A recent article in the Chicago Tribune called “Macy’s gets gold star for employee morale” discusses how the company’s “My Macy’s” strategy is helping to invigorate employees.

In early 2009, I gave the thumbs-up to My Macy’s strategy of localized merchandising. Here’s how Macy’s CEO Terry Lundgren recently described the My Macy’s strategy:


“…we can adjust sizing, colors, fabric weights, items, categories and brands on a store-by-store basis. At holiday time, that means we have the dexterity in our organization to sell wine country Christmas ornaments in northern California, Elvis ornaments in Tennessee, and Our Lady of Guadalupe ornaments in areas with significant Hispanic populations… It also means we can have the right sweater weights in the right climate zones. And we can be selling larger pots and pans as gifts in Utah, where families are larger, and Scandinavian baking tools in Minnesota.”


It doesn’t take a rocket-scientist to know that different markets want different products.What I didn’t recognize at the time, though, was that this localized merchandising would change the dynamics of employee engagement. And it has — for the better.

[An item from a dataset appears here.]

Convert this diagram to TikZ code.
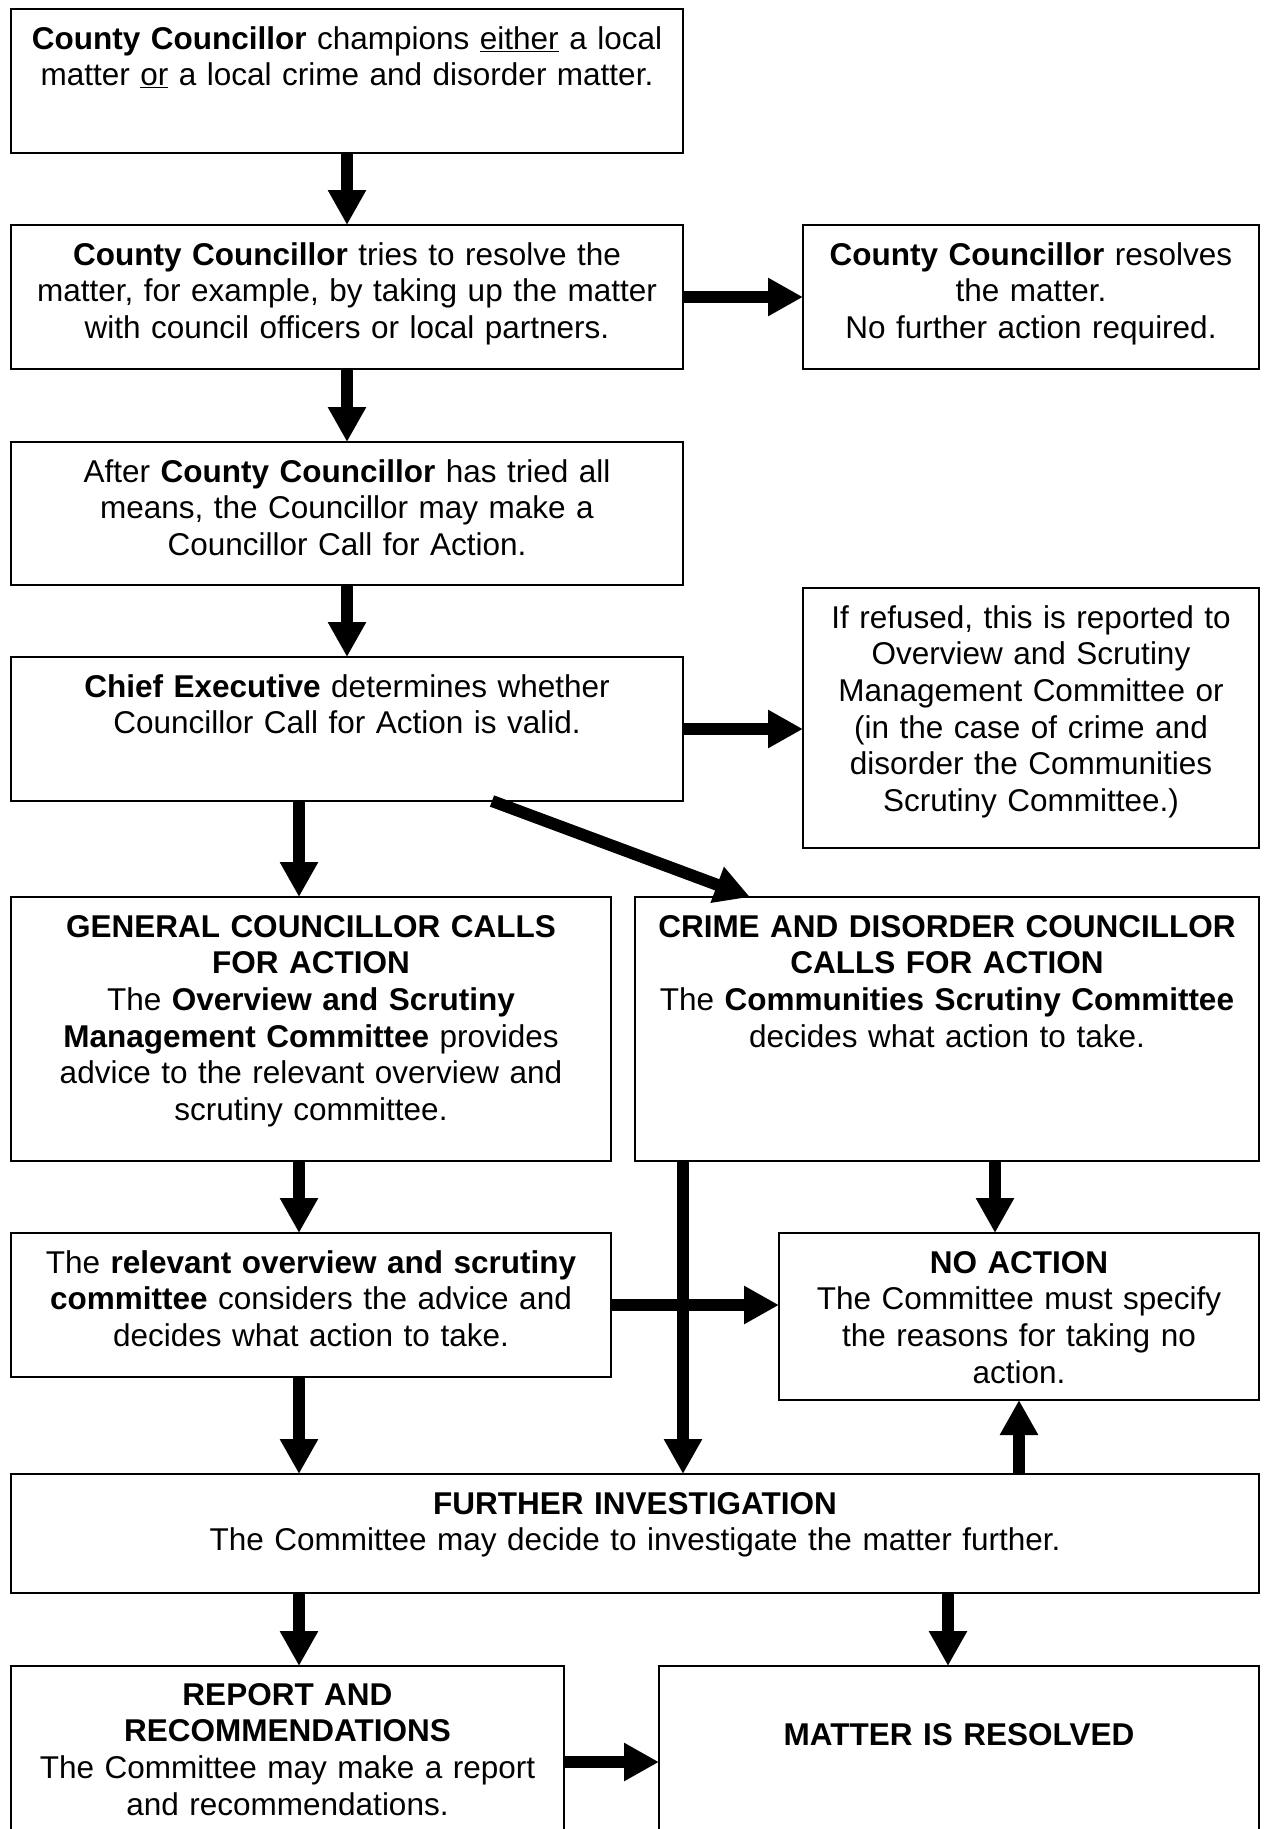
\documentclass[tikz,border=0pt]{standalone}
\usepackage{fontspec}
\setmainfont{Liberation Sans}
\usetikzlibrary{arrows.meta}
\begin{document}
\begin{tikzpicture}[x=1pt,y=-1pt,
  box/.style={draw=black, line width=1.5pt, inner sep=0pt, outer sep=0pt},
  txt/.style={inner sep=0pt, outer sep=0pt, align=center, anchor=base, font=\fontsize{31.5}{36.7}\selectfont},
  arr/.style={line width=12pt, -{Triangle[length=35pt,width=36pt]}}]
\useasboundingbox (0,0) rectangle (1265,1829);
\clip (0,0) rectangle (1265,1829);
\fill[white] (0,0) rectangle (1265,1829);
% boxes
\node[box, minimum width=672pt, minimum height=144pt] (b1) at (347,81) {};
\node[box, minimum width=672pt, minimum height=144pt] (b2) at (347,297) {};
\node[box, minimum width=456pt, minimum height=144pt] (b2r) at (1031,297) {};
\node[box, minimum width=672pt, minimum height=143pt] (b3) at (347,513.5) {};
\node[box, minimum width=672pt, minimum height=144pt] (b4) at (347,729) {};
\node[box, minimum width=456pt, minimum height=260pt] (b4r) at (1031,718) {};
\node[box, minimum width=600pt, minimum height=264pt] (b5l) at (311,1029) {};
\node[box, minimum width=624pt, minimum height=264pt] (b5r) at (947,1029) {};
\node[box, minimum width=600pt, minimum height=144pt] (b6l) at (311,1305) {};
\node[box, minimum width=480pt, minimum height=167pt] (bna) at (1019,1316.5) {};
\node[box, minimum width=1248pt, minimum height=119pt] (bfi) at (635,1533.5) {};
\node[box, minimum width=553pt, minimum height=174pt] (brep) at (287.5,1753) {};
\node[box, minimum width=600pt, minimum height=174pt] (bres) at (959,1753) {};
% texts
\node[txt, text width=672pt] (t1) at (347,49) {\textbf{County Councillor} champions \underline{either} a local\\ matter \underline{or} a local crime and disorder matter.};
\node[txt, text width=672pt] (t2) at (347,265) {\textbf{County Councillor} tries to resolve the\\ matter, for example, by taking up the matter\\ with council officers or local partners.};
\node[txt, text width=456pt] (t2r) at (1031,265) {\textbf{County Councillor} resolves\\ the matter.\\ No further action required.};
\node[txt, text width=672pt] (t3) at (347,482) {After \textbf{County Councillor} has tried all\\ means, the Councillor may make a\\ Councillor Call for Action.};
\node[txt, text width=672pt] (t4) at (347,697) {\textbf{Chief Executive} determines whether\\ Councillor Call for Action is valid.};
\node[txt, text width=456pt] (t4r) at (1031,628) {If refused, this is reported to\\ Overview and Scrutiny\\ Management Committee or\\ (in the case of crime and\\ disorder the Communities\\ Scrutiny Committee.)};
\node[txt, text width=600pt] (t5l) at (311,937) {\textbf{GENERAL COUNCILLOR CALLS}\\ \textbf{FOR ACTION}\\ The \textbf{Overview and Scrutiny}\\ \textbf{Management Committee} provides\\ advice to the relevant overview and\\ scrutiny committee.};
\node[txt, text width=624pt] (t5r) at (947,937) {\textbf{CRIME AND DISORDER COUNCILLOR}\\ \textbf{CALLS FOR ACTION}\\ The \textbf{Communities Scrutiny Committee}\\ decides what action to take.};
\node[txt, text width=600pt] (t6l) at (311,1273) {The \textbf{relevant overview and scrutiny}\\ \textbf{committee} considers the advice and\\ decides what action to take.};
\node[txt, text width=480pt] (tna) at (1019,1273) {\textbf{NO ACTION}\\ The Committee must specify\\ the reasons for taking no\\ action.};
\node[txt, text width=1248pt] (tfi) at (635,1514) {\textbf{FURTHER INVESTIGATION}\\ The Committee may decide to investigate the matter further.};
\node[txt, text width=553pt] (trep) at (287.5,1705) {\textbf{REPORT AND}\\ \textbf{RECOMMENDATIONS}\\ The Committee may make a report\\ and recommendations.};
\node[txt, text width=600pt] (tres) at (959,1745) {\textbf{MATTER IS RESOLVED}};
% helper coordinates
\coordinate (colL) at (299,0);
\coordinate (colM) at (683,0);
\coordinate (colR) at (995,0);
\coordinate (colRes) at (948,0);
\coordinate (d1) at (492,0);
\coordinate (d2) at (750,0);
\coordinate (rowRep) at (0,1762);
% arrows
\draw[arr] (b1.south) -- (b2.north);
\draw[arr] (b2.east) -- (b2r.west);
\draw[arr] (b2.south) -- (b3.north);
\draw[arr] (b3.south) -- (b4.north);
\draw[arr] (b4.east) -- (b4r.west |- b4.east);
\draw[arr] (b4.south -| colL) -- (b5l.north -| colL);
\draw[arr] (b4.south -| d1) -- (b5r.north -| d2);
\draw[arr] (b5l.south -| colL) -- (b6l.north -| colL);
\draw[arr] (b5r.south -| colM) -- (bfi.north -| colM);
\draw[arr] (b5r.south -| colR) -- (bna.north -| colR);
\draw[arr] (b6l.east) -- (bna.west |- b6l.east);
\draw[arr] (b6l.south -| colL) -- (bfi.north -| colL);
\draw[arr] (bfi.north -| bna.south) -- (bna.south);
\draw[arr] (bfi.south -| colL) -- (brep.north -| colL);
\draw[arr] (bfi.south -| colRes) -- (bres.north -| colRes);
\draw[arr] (brep.east |- rowRep) -- (bres.west |- rowRep);
\end{tikzpicture}
\end{document}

Since individual stores have more say in their merchandising, store managers and local merchandising managers have more decisions to make. This gets them to solicit more feedback from employees and spend more time “on the floor.” The ultimate dynamic is to give employees a stronger feeling of ownership and connection with the company. This is another example of the employee experience virtuous cycle.

The bottom line: Get your employees more involved in the business.